BRIEF SUMMARY OF THE INVENTION
[0008] One aspect of our invention is the use of a constant-current
source to bias the EAM. This automatically sets a substantially
fixed downstream electrical (RF) signal level, and allows the
upstream modulation efficiency to be adjusted remotely (from the
base station), simply by adjusting the optical power level. The
technique also allows the point of minimum intermodulation
distortion (IMD) to be controlled, if desired, from the base
station, where it is relatively easy to monitor.
[0009] Thus one aspect of our invention is a transducer for
converting a radio signal, via an electrical signal, to an optical
signal in a waveguide and vice versa and comprising an
electroabsorption modulator optically coupled, either directly or
indirectly, to said waveguide, at least one antenna electrically
coupled to said electroabsorption modulator, and an electrical
constant-current source coupled to said electroabsorption modulator
to bias it.
[0010] The invention includes a radio-over-fiber installation
comprising a remote antenna unit in the form of the transducer
described in the preceding paragraph and a base station comprising
a source of downstream optical signal, a detector for upstream
optical signals and an amplitude controller for optimizing the
operation of said transducer by adjustment of its optical input
amplitude.
[0011] Another aspect of our invention is to use a parallel tuned
circuit to increase the effective load impedance of the EAM by
countering the effect of its capacitance.

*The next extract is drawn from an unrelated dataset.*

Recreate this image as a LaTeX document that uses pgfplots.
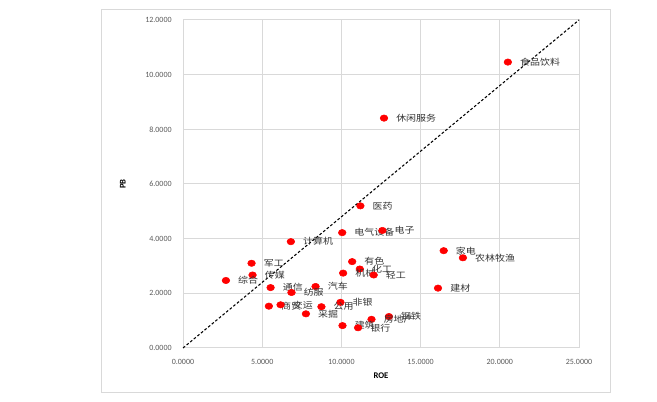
\documentclass[border=0pt]{standalone}
\usepackage{pgfplots}
\pgfplotsset{compat=1.18}
\usepackage{pgfplotstable}
\usepackage{fontspec}
\setmainfont{Carlito}
\newfontfamily\cjk[FakeStretch=1.15]{Noto Sans CJK SC}
\definecolor{gridc}{HTML}{D9D9D9}
\definecolor{labc}{HTML}{333333}
\definecolor{tickc}{HTML}{595959}
\pgfplotstableread{
name x y
食品饮料 20.51 10.46
休闲服务 12.69 8.41
医药 11.20 5.20
电气设备 10.05 4.22
电子 12.59 4.30
计算机 6.81 3.89
家电 16.46 3.56
农林牧渔 17.67 3.30
军工 4.33 3.10
有色 10.68 3.16
化工 11.16 2.89
机械 10.11 2.74
轻工 12.04 2.67
传媒 4.39 2.67
综合 2.71 2.47
通信 5.53 2.21
汽车 8.37 2.25
建材 16.10 2.19
纺服 6.85 2.03
非银 9.94 1.67
商贸 5.42 1.53
交运 6.16 1.58
公用 8.74 1.51
采掘 7.76 1.25
钢铁 13.00 1.15
房地产 11.90 1.05
建筑 10.07 0.82
银行 11.05 0.74
}\datatable
\begin{document}
\begin{tikzpicture}
\path[use as bounding box] (0,0) rectangle (492.75pt,301.5pt);
\draw[gridc, line width=0.75pt] (75.75pt,6.75pt) rectangle (457.5pt,294pt);
\begin{axis}[
  at={(137.25pt,40.5pt)}, anchor=south west,
  scale only axis, width=297pt, height=246pt,
  xmin=0, xmax=25, ymin=0, ymax=12,
  xtick={0,5,...,25}, ytick={0,2,...,12},
  major tick length=0pt,
  grid=major, grid style={gridc, line width=0.75pt},
  axis line style={gridc, line width=0.75pt},
  /pgf/number format/.cd, fixed, fixed zerofill, precision=4, assume math mode=true,
  /pgfplots/.cd,
  tick label style={font=\fontsize{6}{7}\selectfont, text=tickc},
  yticklabel style={xshift=-5pt},
  xticklabel style={yshift=-5pt},
  xlabel={ROE}, ylabel={PB},
  xlabel style={at={(axis description cs:0.5,-0.085)}, anchor=center, font=\bfseries\fontsize{6.5}{7}\selectfont},
  ylabel style={at={(axis description cs:-0.152,0.5)}, anchor=center, font=\bfseries\fontsize{6.5}{7}\selectfont},
  clip=false,
]
\addplot[black, line width=0.8pt, dash pattern=on 2pt off 1.5pt] coordinates {(0,0) (25,12)};
\addplot[only marks, mark=*, mark size=2.4pt,
  mark options={fill=red, draw=red, xscale=1.2},
  point meta=explicit symbolic,
  nodes near coords,
  every node near coord/.append style={anchor=west, inner sep=0pt, xshift=9pt,
    font=\cjk\fontsize{6.5}{7}\selectfont, text=labc},
] table[x=x, y=y, meta=name] {\datatable};
\end{axis}
\end{tikzpicture}
\end{document}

[0012] Additional features and advantages of the invention will be
set forth in the detailed description which follows, and in part
will be readily apparent to those skilled in the art from that
description or recognized by practicing the invention as described
herein, including the detailed description which follows, the
claims, as well as the appended drawings.
[0013] It is to be understood that both the foregoing general
description and the following detailed description present
embodiments of the invention, and are intended to provide an
overview or framework for understanding the nature and character of
the invention as it is claimed. The accompanying drawings are
included to provide a further understanding of the invention, and
are incorporated into and constitute a part of this specification.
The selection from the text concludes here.